The Orpheus, a 12-pounder frigate, went into action with only 194 officers, men and boys; but, on the other hand, le Duguay-Trouin’s crew and passengers were so sickly that Captain Newcome was obliged to seek the first port where refreshments were likely to he procured, and the damages of his own ship repaired. He accordingly anchored at Mahe, one of the Seychelle islands, and, finding that the French had formed a settlement there, summoned it to surrender. This being agreed to, a party under Lieutenant Goate took possession of the place. May 17th, captured a merchant brig, and hrought off a quantity of naval and military stores.

In 1795, and the following year Lieutenant Goate assisted at the capture of Malacca, Amboyna, and Banda, with their several dependencies[2]. His promotion to the rank of Commander took place Septemher 16, 1799; and he was afterwards successively appointed to the Sylph, Derwent, and Mosquito brigs. In the latter vessel he captured the Sol Fulgen Danish privateer, of 6 guns and 24 men, off Heligoland, May 25, 1809. The proceedings of a small force under his orders, in July following, are detailed by him in a letter to the Admiralty, of which the following is an extract:

“I proceeded up the Elbe with H.M. vessels named in the margin[3], and anchored out of gun-shot of the battery at Cuxhaven, on the 7th inst.; and as it was too strong to be attacked by water, I was determined on landing and taking it by storm, having previously made the necessary preparations for that purpose.

“At day-light on the morning of the 8th, I disembarked with Captain Watts of the Ephira, and the commanding officers, seamen, and marines of the respective vessels; the first boats that landed were fired upon by the enemy’s advanced post, and they then retreated to the battery. We marched on to storm, but from our appearance the enemy thought proper to retreat, about 80 in number, so that we took the battery (which had 6 guns, 24-pounders, and surrounded by a ditch) without opposition. His Majesty’s colours were then hoisted on the French flag-staff, and afterwards those of Hamburgh on the castle of Ritzbuttle. We then dismounted the guns and put them on board of vessels lying in the harbour, as well as several other small pieces of cannon, with all the shot and military stores. The battery was then undermined, and by a variety of explosions, blown up.

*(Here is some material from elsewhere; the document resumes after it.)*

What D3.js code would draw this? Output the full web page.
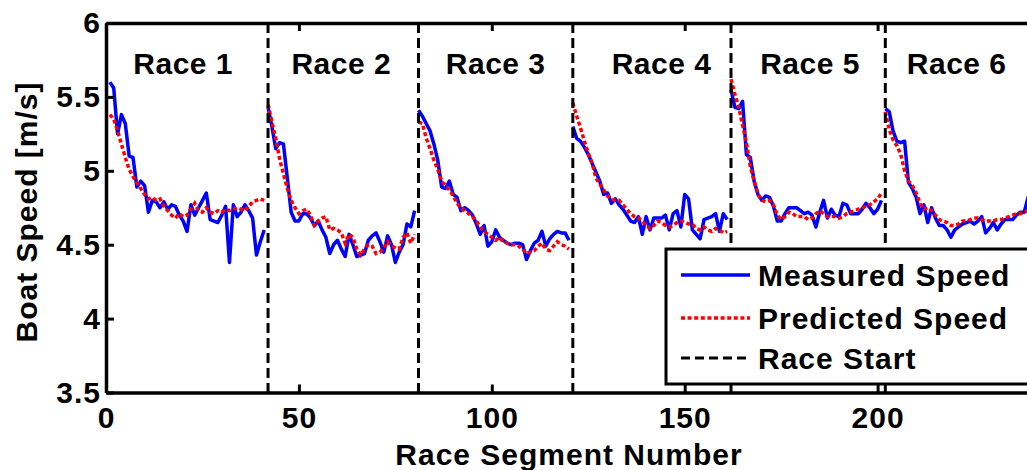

“Two French gun-boats, with 2 guns each, which were lying in the harbour, were also taken possession of. I afterwards gave the town of Cuxhaven in trust to the civil governor, and embarked all the seamen and marines.”

This was the prelude to a more important, and equally successful enterprise, the particulars of which are given at p. 870 et seq, of Vol. II. Part II. “The zeal and ability evinced by Captain Goate” on the latter occasion, was officially acknowledged by his senior officer, Lord George Stuart.

Captain Goate’s post-commission bears date Aug. 15, 1809 ; and his last appointment was May 4, 1813, to the Fortunée frigate, employed on Channel service.

Agents.– Messrs. Stilwell.



  1. On the 22d April, 1793, the barge and cutter of the Orpheus captured two French brigs in Senegal roads. One of these vessels was boarded by Lieutenant Richard St. Lo Nicholson and Mr. Nisbet J. Willoughby, midshipman, who found a party of officers from the shore assembled at supper in her cabin, totally unconscious of an enemy being so near.

    On the 21th of the same month, the launch, barge, and cutter, commanded by Lieutenants Nicholson, John Broughton, and Goate, cut out two brigs and a schooner, under a heavy but ill-directed fire from the fort on Goree island.

  2. See Bulletins of 1796, pp. 50–55, and 314–318.
  3. Mosquito 18 guns, Captain Goate; Briseis 10, Captain Robert Pettet; Ephira 10, Captain George Edward Watts; five gun-brigs, one armed schuyt, and one cutter.